# Supplied information
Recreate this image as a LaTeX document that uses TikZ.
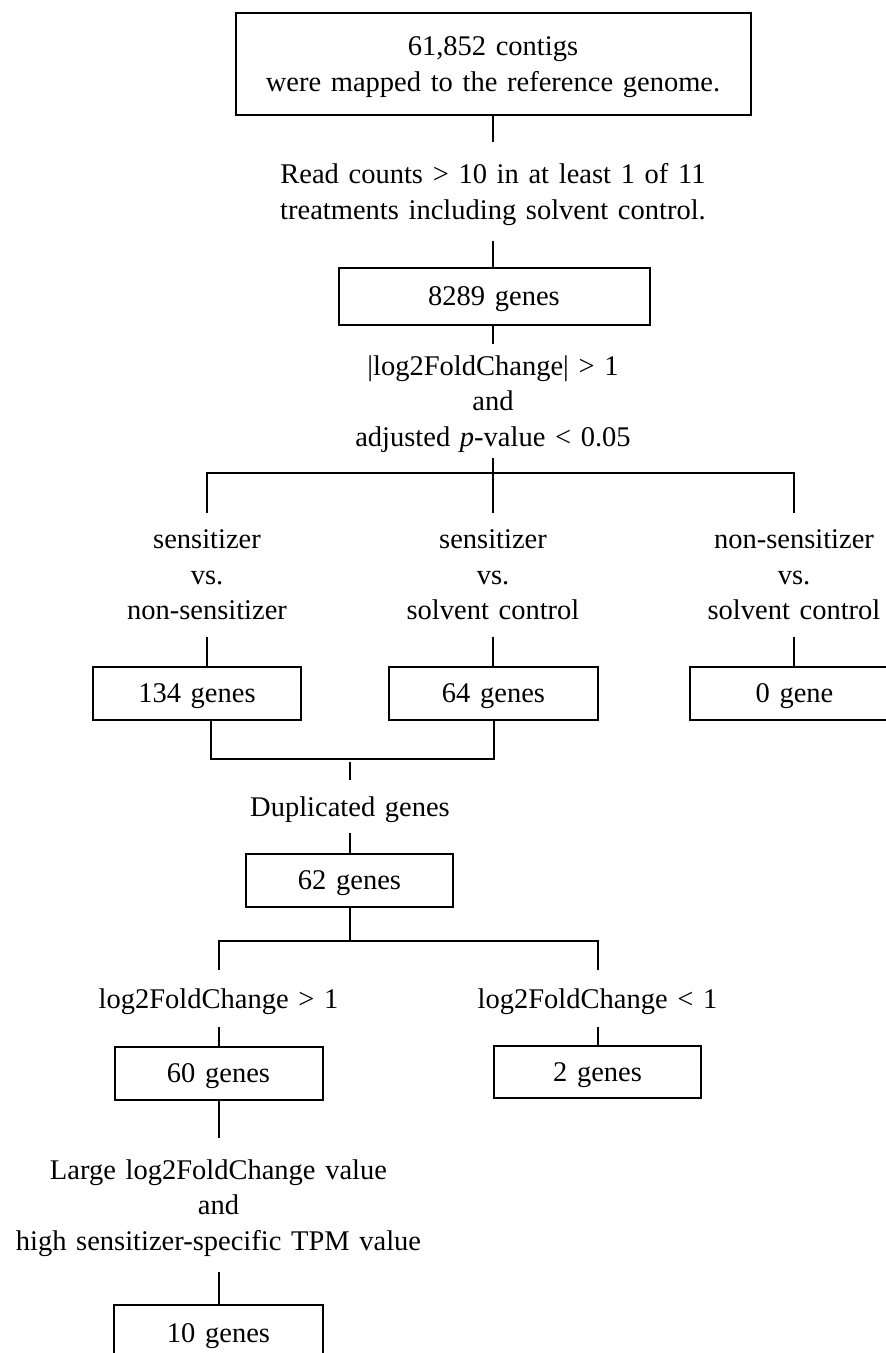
\documentclass[tikz,border=0pt]{standalone}
\usepackage{fontspec}
\setmainfont{Liberation Serif}
\newcommand\diagfont{\fontsize{28.5}{35.5}\selectfont\spaceskip=0.34em plus 0.05em minus 0.05em\relax}
\begin{document}
\begin{tikzpicture}[x=1pt,y=-1pt,
  every node/.style={font=\diagfont, inner sep=0pt, align=center, text depth=0pt},
  gbox/.style={draw, line width=2pt, minimum width=208pt, minimum height=53pt},
  txt/.style={},
  conn/.style={line width=2pt}]
\useasboundingbox (0,0) rectangle (886,1353);
\clip (0,0) rectangle (886,1353);
\fill[white] (0,0) rectangle (886,1353);

% nodes
\node[gbox, minimum width=515pt, minimum height=102pt] (top) at (493,64)
  {61,852 contigs\\were mapped to the reference genome.};
\node[txt, minimum height=99pt] (crit1) at (493,191.5)
  {Read counts > 10 in at least 1 of 11\\treatments including solvent control.};
\node[gbox, minimum width=311pt, minimum height=57pt] (b8289) at (494,296.5) {8289 genes};
\node[txt, minimum height=114pt] (crit2) at (493,401)
  {|log2FoldChange| > 1\\and\\adjusted \textit{p}-value < 0.05};

\node[txt, minimum height=124pt] (comp1) at (207,575) {sensitizer\\vs.\\non-sensitizer};
\node[txt, minimum height=124pt] (comp2) at (493,575) {sensitizer\\vs.\\solvent control};
\node[txt, minimum height=124pt] (comp3) at (794,575) {non-sensitizer\\vs.\\solvent control};

\node[gbox] (b134) at (197,693.5) {134 genes};
\node[gbox, minimum width=209pt] (b64) at (493.5,693.5) {64 genes};
\node[gbox, minimum width=209pt] (b0) at (794.5,693.5) {0 gene};

\node[txt, minimum height=53pt] (dup) at (350,806.5) {Duplicated genes};
\node[gbox, minimum width=207pt] (b62) at (349.5,880.5) {62 genes};

\node[txt, minimum height=57pt] (lfc1) at (218.5,998.5) {log2FoldChange > 1};
\node[txt, minimum height=57pt] (lfc2) at (597.5,998.5) {log2FoldChange < 1};

\node[gbox] (b60) at (218.5,1073.5) {60 genes};
\node[gbox, minimum width=207pt, minimum height=52pt] (b2) at (597.5,1072) {2 genes};

\node[txt, minimum height=134pt] (crit3) at (218.5,1205)
  {Large log2FoldChange value\\and\\high sensitizer-specific TPM value};
\node[gbox, minimum width=209pt, minimum height=56pt] (b10) at (218.5,1333) {10 genes};

% junction coordinates
\coordinate (j1) at (493,473);
\coordinate (j2) at (350,759);
\coordinate (j2b) at (350,762);
\coordinate (j3) at (350,941);
\coordinate (l134) at (211,720);

% connectors
\draw[conn] (top) -- (crit1);
\draw[conn] (crit1) -- (b8289.north -| crit1.south);
\draw[conn] (b8289.south -| crit2.north) -- (crit2);
\draw[conn] (crit2) -- (j1);
\draw[conn] (comp1.north) -- (comp1.north |- j1) -- (comp3.north |- j1) -- (comp3.north);
\draw[conn] (j1) -- (comp2.north);

\draw[conn] (comp1.south) -- (comp1.south |- b134.north);
\draw[conn] (comp2.south) -- (comp2.south |- b64.north);
\draw[conn] (comp3.south) -- (comp3.south |- b0.north);

\draw[conn] (l134) |- (j2) -| (b64.south);
\draw[conn] (j2b) -- (dup.north);
\draw[conn] (dup.south) -- (dup.south |- b62.north);

\draw[conn] (b62.south -| j3) -- (j3);
\draw[conn] (lfc1.north) -- (lfc1.north |- j3) -- (lfc2.north |- j3) -- (lfc2.north);
\draw[conn] (lfc1.south) -- (b60.north);
\draw[conn] (lfc2.south) -- (b2.north);
\draw[conn] (b60.south) -- (crit3.north);
\draw[conn] (crit3.south) -- (b10.north);
\end{tikzpicture}
\end{document}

# To be done
Write out the lines from the start of the material to the line with "minimum height=124pt] (comp3)", inclusive and exactly. Skip the pictures.

# Correct result
Recreate this image as a LaTeX document that uses TikZ.
\documentclass[tikz,border=0pt]{standalone}
\usepackage{fontspec}
\setmainfont{Liberation Serif}
\newcommand\diagfont{\fontsize{28.5}{35.5}\selectfont\spaceskip=0.34em plus 0.05em minus 0.05em\relax}
\begin{document}
\begin{tikzpicture}[x=1pt,y=-1pt,
  every node/.style={font=\diagfont, inner sep=0pt, align=center, text depth=0pt},
  gbox/.style={draw, line width=2pt, minimum width=208pt, minimum height=53pt},
  txt/.style={},
  conn/.style={line width=2pt}]
\useasboundingbox (0,0) rectangle (886,1353);
\clip (0,0) rectangle (886,1353);
\fill[white] (0,0) rectangle (886,1353);

% nodes
\node[gbox, minimum width=515pt, minimum height=102pt] (top) at (493,64)
  {61,852 contigs\\were mapped to the reference genome.};
\node[txt, minimum height=99pt] (crit1) at (493,191.5)
  {Read counts > 10 in at least 1 of 11\\treatments including solvent control.};
\node[gbox, minimum width=311pt, minimum height=57pt] (b8289) at (494,296.5) {8289 genes};
\node[txt, minimum height=114pt] (crit2) at (493,401)
  {|log2FoldChange| > 1\\and\\adjusted \textit{p}-value < 0.05};

\node[txt, minimum height=124pt] (comp1) at (207,575) {sensitizer\\vs.\\non-sensitizer};
\node[txt, minimum height=124pt] (comp2) at (493,575) {sensitizer\\vs.\\solvent control};
\node[txt, minimum height=124pt] (comp3) at (794,575) {non-sensitizer\\vs.\\solvent control};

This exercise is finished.